In the notebook, the epoch is set to 2, which is very small. My first run returned a model with accuracy 0.5, for both training and testing. I then increased epochs to 20, but the accuracy is still 0.5 after 6 epochs. I then interrupted the training, and then clicked the submit button. My purpose is just to see what the error will be returned, but surprisingly, my submission passed.
I restarted the kernel and run my notebook again from the beginning. This time the model fitting is better, I think this is because of the randomization of data: we did not set the seed for the python random module. However, what surprised me is, the validation accuracy is even better than the training accuracy:
Epoch 1/2 270/270 [==============================] - 36s 135ms/step - loss: 0.6659 - acc: 0.6074 - val_loss: 0.5956 - val_acc: 0.7100
Epoch 2/2 270/270 [==============================] - 32s 119ms/step - loss: 0.5714 - acc: 0.7122 - val_loss: 0.5651 - val_acc: 0.7267
My questions are:
- For first run, is it possible that the training accuracy keeps 0.5 no matter how large the epoch number is, just because a bad training set is selected accidentally? I did not continue the run after epoch is 6.
- Usually the validation accuracy should be worse than training.

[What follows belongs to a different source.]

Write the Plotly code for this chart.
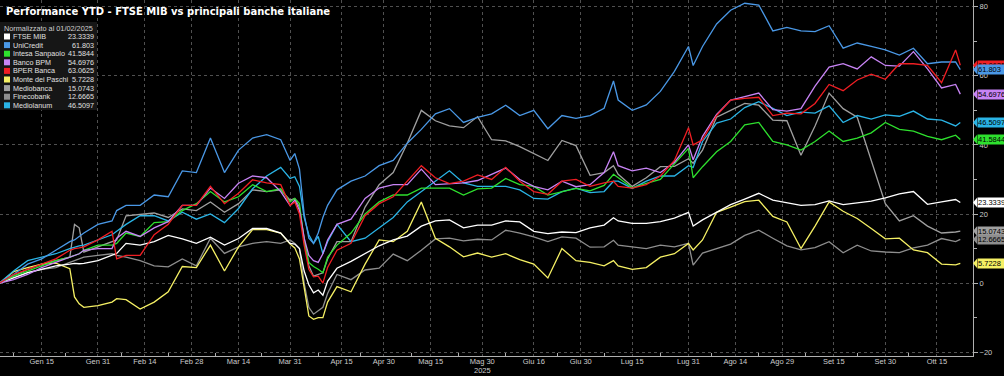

Is my observation common or not? Or because the data set is too small?
- In the assignment description, it is said we will “build a classifier using the full Cats v Dogs dataset of 25k images”. Why it ends up just 3000 valid images?
Hi,
There are a couple of things. Accuracy 0.5 does not look good, may be the code picked up some garbage valuses. In such cases reset the kernel and run the code again, if it is the same check your model. Randomeness should make the model more robust, by helping neurons not learn the same thing from data. Randomness adds noise to your plots like your training and validation accuracys goes up and down, but consistent accuracy of 0.5 is not because of randomness.
Secondly, seed is used to get the consitent random numbers every time so that you can reproduce consistent results and, understand the code and the model better. Seed is used while developing in initial stages to get consistent results and not while using in practice or while deploying your model.
- Number of epochs is again a hyper parameter. There is not a fixed number nor there are limits like low or high, it generally depends on the volume of data and the size of your model.
- Yes, generally that should be the case.
- what do you mean by valid images? Do you mean to say 3000 images in the validation set or the whole dataset is of 3000 images?
In Exercise 1 - Cats vs. Dogs | Coursera:it said “One solution to overfitting is to use more data for both training and validation, and that’s this week’s exercise – to build a classifier using the full Cats v Dogs dataset of 25k images”
However, in the whole data set, the total images are 3000 after removing files with zero size. Actually, there is no file will 0 size.
Yes. When overfitting more data will likely help.
Have you passed the assignment? Its should have 11250 images of cats 11250 images of dogs for training and 1250 images for each class for testing. The excersise contains 3000 images but for the weekly assignment the above should be the case. Please let me know others have the same issue.